Yes, ‘The East African’ newspaper reported that but, on that, whom was it quoting? President Paul Kagame himself, who is so exacting you’d be tempted to think he sounds the alarm before the fact. Which, even if not exactly before the fact, is an expression of the fact that if malnutrition can be minimised, why shouldn’t it be eradicated totally?

Especially since “...several advancements...” precedes the “malnutrition” phrase.

To think closer back, I remember one time a foreign neutral observer, in one of these unique annual leadership retreats, pleading with President Kagame not to castigate government officials. Because, explained the observer, “….these guys work very hard surely!” But to the President, that’s an expression that, if they can attain better, why can’t they, best?

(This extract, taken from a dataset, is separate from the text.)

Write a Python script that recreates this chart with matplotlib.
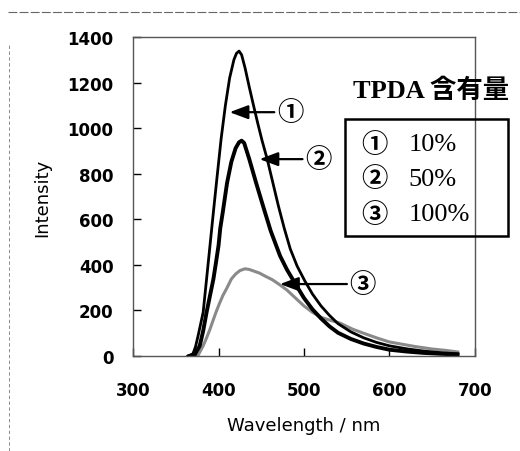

No, for sure – without appearing to denigrate the high integrity of the reporter – that quoted 2015-statistics child malnutrition is not so severe as it may sound. Moreover, 2015 is eons ago in this land!

The report is captioned with a slum that’s adjacent to the up-market housing estate of Nyarutarama. The slum, whose name is equivalent to what in Nairobi’s Kibera slum they call “To Whom It May Concern”, is truly alarming, though not to the point of its namesake.

But, interestingly, the resident ‘guys’ of this slum are resisting a free offer of an 18m-Rwf-worth flat each. Instead, they want cash in compensation for shacks that, combined, are hardly worth ten million. But cash, anyway!

Such a mind-set has survived the passage of time and pervades all aspects of life in the citizenry and needs much effort to bend towards change. But this top leadership, having no luxury of time for any malady persistence calls for no single-minute let-up on that effort.

And, certainly, with unity of purpose and all hands constantly on deck, what appears impossible can turn to something of a walkover.

Welcome to a new Rwanda that wants better for, and more of, you.